Yes, it's true they are not the easiest club to love. The sense of entitlement to success on the basis of random wealth, the brimming arrogance that in someone like John Terry so often overflows, the idea that for Roman Abramovich the team is a toy to be picked up and put down according to mood, the crudity of the sacking of Ray Wilkins, and the accompanying humiliation of Carlo Ancelotti, none of it spreads a warm glow.
However, what happened at Bolton on Monday night certainly did.
It was created by the sight of a team, an extremely good team that not so long ago looked as if they were going to terrorise the Premier League for a second straight season and be the ones everyone had to beat in Europe, playing again, really playing.
Bolton manager Owen Coyle said there was never a four-goal difference between the sides, but he couldn't have been looking when the vital business was done. Where it mattered, Chelsea had time and space again and Didier Drogba, with his superman goal, suggested powerfully that the malarial chills belonged to another lifetime. He looked, as he has done in this challenging arena before, like a man who could do anything, whose very presence was just about the last word in intimidation.

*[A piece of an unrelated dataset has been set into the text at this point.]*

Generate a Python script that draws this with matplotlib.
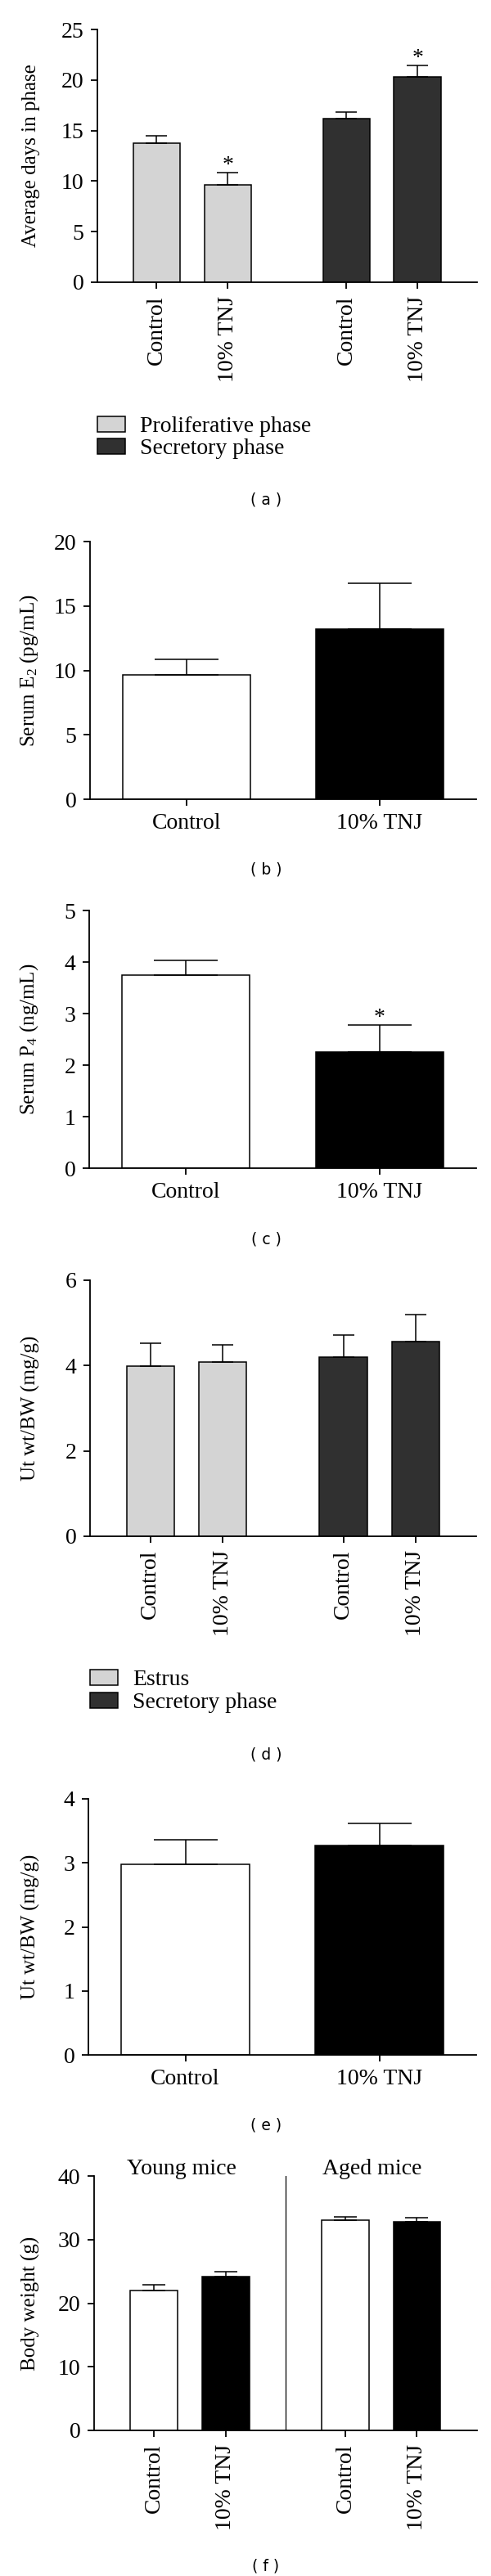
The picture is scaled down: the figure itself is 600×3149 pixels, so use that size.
import matplotlib
matplotlib.use("Agg")
import matplotlib.pyplot as plt
from matplotlib.patches import Patch
from matplotlib import transforms

plt.rcParams["font.family"] = ["Liberation Serif", "DejaVu Serif"]
plt.rcParams["mathtext.fontset"] = "custom"
plt.rcParams["mathtext.rm"] = "Liberation Serif"
plt.rcParams["mathtext.it"] = "Liberation Serif:italic"
plt.rcParams["font.size"] = 20
plt.rcParams["axes.linewidth"] = 1.3

# ---- data ----
labels_pair = ["Control", "10% TNJ"]

# (a) average days in phase
a_prolif = [13.75, 9.65]
a_prolif_err = [0.70, 1.20]
a_secret = [16.15, 20.30]
a_secret_err = [0.67, 1.12]

# (b) serum E2
b_vals = [9.62, 13.20]
b_err = [1.25, 3.55]

# (c) serum P4
c_vals = [3.74, 2.25]
c_err = [0.29, 0.52]

# (d) Ut wt/BW by phase
d_estrus = [3.98, 4.08]
d_estrus_err = [0.55, 0.40]
d_secret = [4.20, 4.57]
d_secret_err = [0.52, 0.63]

# (e) Ut wt/BW
e_vals = [2.98, 3.27]
e_err = [0.38, 0.35]

# (f) body weight
f_young = [22.05, 24.2]
f_young_err = [0.8, 0.7]
f_aged = [33.0, 32.8]
f_aged_err = [0.6, 0.7]

LIGHT = "#d4d4d4"
DARK = "#303030"

W, H = 600, 3149
fig = plt.figure(figsize=(W / 100, H / 100), dpi=100)


def panel(left, right, top, bottom):
    return fig.add_axes([left / W, 1 - bottom / H, (right - left) / W, (bottom - top) / H])


def style(ax, ymax, step, ylabel):
    ax.spines["top"].set_visible(False)
    ax.spines["right"].set_visible(False)
    ax.set_ylim(0, ymax)
    ax.set_yticks(range(0, ymax + 1, step))
    ax.tick_params(direction="out", length=6, width=1.3, pad=6, labelsize=20)
    ax.set_ylabel(ylabel, fontsize=18)
    tr = transforms.blended_transform_factory(fig.transFigure, ax.transAxes)
    ax.yaxis.set_label_coords(49 / W, 0.5, transform=tr)


def draw_bars(ax, x, vals, errs, color, width, cap):
    ax.bar(x, vals, width, color=color, edgecolor="black", linewidth=1.1, zorder=2)
    ax.errorbar(x, vals, yerr=[[0] * len(vals), errs], fmt="none", ecolor="black",
                elinewidth=1.1, capsize=cap, capthick=1.1, zorder=3)


def star(ax, x, top):
    ax.annotate("*", (x, top), xytext=(0, 1.5), textcoords="offset points",
                ha="center", va="baseline", fontsize=20)


def caption(text, y):
    fig.text(325 / W, 1 - y / H, text, ha="center", va="center",
             fontsize=13.5, family="DejaVu Sans")


gap = 2.67  # distance between the two groups in grouped panels
x1 = [0, 1]
x2 = [gap, gap + 1]
bw = 0.66

# ---- (a) ----
ax = panel(119, 583, 36, 345)
draw_bars(ax, x1, a_prolif, a_prolif_err, LIGHT, bw, 9.7)
draw_bars(ax, x2, a_secret, a_secret_err, DARK, bw, 9.7)
star(ax, x1[1], a_prolif[1] + a_prolif_err[1])
star(ax, x2[1], a_secret[1] + a_secret_err[1])
style(ax, 25, 5, "Average days in phase")
ax.set_xlim(-0.835, 4.51)
ax.set_xticks(x1 + x2, labels_pair * 2, rotation=90)
fig.legend([Patch(facecolor=LIGHT, edgecolor="black", linewidth=1.1),
            Patch(facecolor=DARK, edgecolor="black", linewidth=1.1)],
           ["Proliferative phase", "Secretory phase"],
           loc="upper left", bbox_to_anchor=(119 / W, 1 - 509 / H), frameon=False,
           borderpad=0, borderaxespad=0, handlelength=1.22, handleheight=0.68,
           handletextpad=0.65, labelspacing=0.05, fontsize=20)
caption("( a )", 611)

# ---- (b) ----
ax = panel(110, 582, 662, 977)
draw_bars(ax, x1, b_vals, b_err, ["white", "black"], bw, 28)
style(ax, 20, 5, "Serum E$_2$ (pg/mL)")
ax.set_xlim(-0.5, 1.5)
ax.set_xticks(x1, labels_pair)
caption("( b )", 1063)

# ---- (c) ----
ax = panel(109, 582, 1113, 1428)
draw_bars(ax, x1, c_vals, c_err, ["white", "black"], bw, 28)
star(ax, x1[1], c_vals[1] + c_err[1])
style(ax, 5, 1, "Serum P$_4$ (ng/mL)")
ax.set_xlim(-0.5, 1.5)
ax.set_xticks(x1, labels_pair)
caption("( c )", 1515)

# ---- (d) ----
ax = panel(110, 582, 1565, 1878)
draw_bars(ax, x1, d_estrus, d_estrus_err, LIGHT, bw, 9.7)
draw_bars(ax, x2, d_secret, d_secret_err, DARK, bw, 9.7)
style(ax, 6, 2, "Ut wt/BW (mg/g)")
ax.set_xlim(-0.835, 4.51)
ax.set_xticks(x1 + x2, labels_pair * 2, rotation=90)
fig.legend([Patch(facecolor=LIGHT, edgecolor="black", linewidth=1.1),
            Patch(facecolor=DARK, edgecolor="black", linewidth=1.1)],
           ["Estrus", "Secretory phase"],
           loc="upper left", bbox_to_anchor=(110 / W, 1 - 2041 / H), frameon=False,
           borderpad=0, borderaxespad=0, handlelength=1.22, handleheight=0.68,
           handletextpad=0.65, labelspacing=0.1, fontsize=20)
caption("( d )", 2145)

# ---- (e) ----
ax = panel(108, 582, 2199, 2512)
draw_bars(ax, x1, e_vals, e_err, ["white", "black"], bw, 28)
style(ax, 4, 1, "Ut wt/BW (mg/g)")
ax.set_xlim(-0.5, 1.5)
ax.set_xticks(x1, labels_pair)
caption("( e )", 2598)

# ---- (f) ----
ax = panel(115, 583, 2660, 2971)
draw_bars(ax, x1, f_young, f_young_err, ["white", "black"], bw, 10)
draw_bars(ax, x2, f_aged, f_aged_err, ["white", "black"], bw, 10)
style(ax, 40, 10, "Body weight (g)")
ax.set_xlim(-0.835, 4.51)
ax.set_xticks(x1 + x2, labels_pair * 2, rotation=90)
ax.axvline((x1[1] + x2[0]) / 2, color="black", linewidth=0.9)
top = transforms.blended_transform_factory(ax.transData, ax.transAxes)
ax.text(0.39, 1.005, "Young mice", transform=top, ha="center", va="baseline", fontsize=20)
ax.text(3.04, 1.005, "Aged mice", transform=top, ha="center", va="baseline", fontsize=20)
caption("( f )", 3137)

fig.savefig("out.png", dpi=100)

However, the man you felt most pleased for was the recently dour Ancelotti. A couple more performances like this and he may well reacquire some of his old drollery. It would certainly have been the greatest sadness of a sustained Chelsea free fall if it had taken down a football man of such distinction, an operator of great calmness and civility and puckish humour.
Mostly, Ancelotti's style has survived the appalling possibility that for the first time in a career which has seen four triumphs, two each as a player and a coach, in the Champions League he would prove incapable of turning back the worst possibilities of a team falling apart.
The worst catastrophe of his career, no doubt, was his failure to cut dead the hubris which so notoriously flooded his Milan dressing room after Maldini and company had run up a three-goal lead over Liverpool in the Champions League final. Two years later, in Athens, he was able to move beyond that personal horror and reverse the result but just a few weeks ago there had to be far heavier odds against his chances of turning Chelsea around.
He is still in a long-shot position, seven points behind Manchester United having played an extra game, but six of the points can be retrieved in head-to-head battle and this week the postponement of the December game at Stamford Bridge suddenly seems like an additional blessing.
United and Arsenal have issued hints of increased authority, Manchester City may one day soon decide it is better to die on your feet than live on your knees, and, who knows? Spurs may just find some late inspiration in the 50th anniversary of a superb Double season.
These are not the most unreasonable of expectations but, for a day or two at least, all pales beside the possibility that the real Chelsea are back.